After a couple of days in the southern islands, with two to three dives a day, a land visit and a snorkel we began the twelve hour journey up to Wolf and Darwin Islands, where the hammerheads hang out and no-one, other than divers, visits as no land visits are allowed.

Waking up in the morning, I went on deck and immediately saw a pod of dolphins playing in the wake–they followed us until we dropped anchor, when they got bored and went off, but I counted 100+ and that was only on one side of the boat.

After breakfast, the first dive in the northern islands. I've done drift dives, I thought I'd dived in currents before. Not like this I hadn't. You basically rolled out of the RIB and dropped as quickly as you could to the bottom, where you grabbed hold of a rock and tried to find your buddies. Down there it was like some bizarre children's game, hiding behind a boulder and occasionally, gripping your reg. between your teeth and holding on to your mask, sticking your head up to play peek-a-boo with a hammerhead. After thirty minutes or so of this, the guide would bang on his tank and we'd all let go and get dragged by the current into 'the blue'.

In the dive briefing, this sounded like the boring bit, drifting along in the current and carrying out any necessary safety stops. In reality, it was possibly the best part of the dive, with schools of hammerheads passing below us and dolphins flashing by in a blur.



We'd been warned that we had very little chance of seeing a whale shark as, in early December, we were in the wrong season. That didn't stop the jokes—as we were diving in two groups of seven, each would claim to have made a sighting to the disbelief of the other. One amazing dive, however, we were coming to the end of our time in the blue when I heard someone shouting through their reg and looked down to see a huge white-spotted back passing majestically just below me. Dive plans be damned—I immediately started finning down to try and catch him up, along with everyone else, needless to say. However, the shark's stately progress belied the actual speed of movement and one by one we gave up trying to keep up and returned to do our deco stops, cheering and whooping at each other through our regs and dancing bizarre jigs. Unfortunately, no amount of wishing, hoping and peering off into the distance earned us another visit, but I think the memory will stick for a few years to come.
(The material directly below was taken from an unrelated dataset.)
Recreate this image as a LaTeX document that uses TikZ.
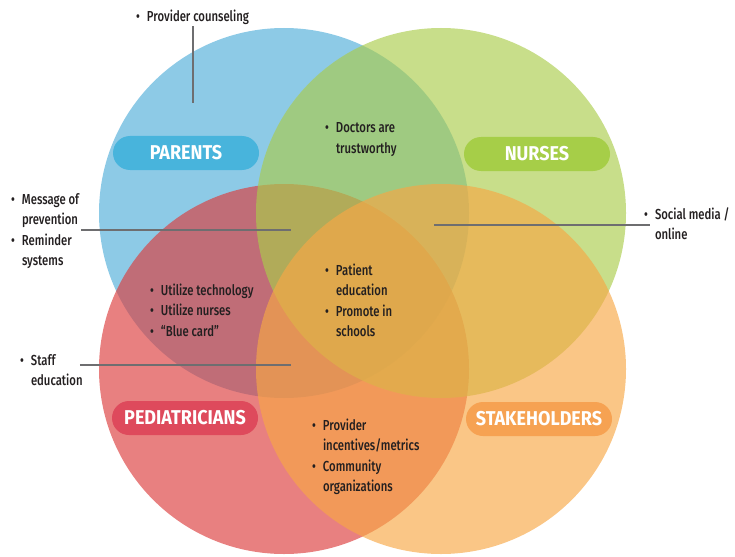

The water temperature here was a balmy 26°C but felt colder than in the south as you spent so little time finning. We'd do four to five dives, averaging an hour each and towards the end of the day I was starting to clock up deco time, despite the fact that we'd rarely go deeper than 25m. Most of the rest of the group were diving on nitrox and I'd recommend that anyone who goes get certified first.

Geographically, we were 50% US and 50% European, with most of the others having done several exotic liveaboard holidays before. I met one of the few people of whose lives I can genuinely say I am jealous—the North American Rolex scholar—who gets to spend a year (and a bursary) diving. The bad news being that the age limit for application is 25!

The boat was very comfortable, the food good, plentiful and fresh and the crew friendly. The drinks free flowing, although no one took full advantage of the alcohol. The accommodation was pleasant, we had the cheaper cabins, but the above deck ones were more spacious and airy (but not worth an extra $200 pp). I became blasé about so many things that before the trip had seemed so exciting, seahorses, turtles, hammerheads, sea lions, reef sharks, Galapagos sharks, white-tips…



The diving was world-class and so were the land trips, if it's not heresy to say so. I could almost wish we'd had a more even split between the two or, even better, would recommend spending more than a week there. I won't pretend it's a cheap holiday—the boat, with all diving and food included, cost $2,150, flights to Ecuador £540 and from Ecuador to the islands $390, but with the current dollar–pound exchange rate, now is a good time to go and I can truly recommend it as the experience of a lifetime.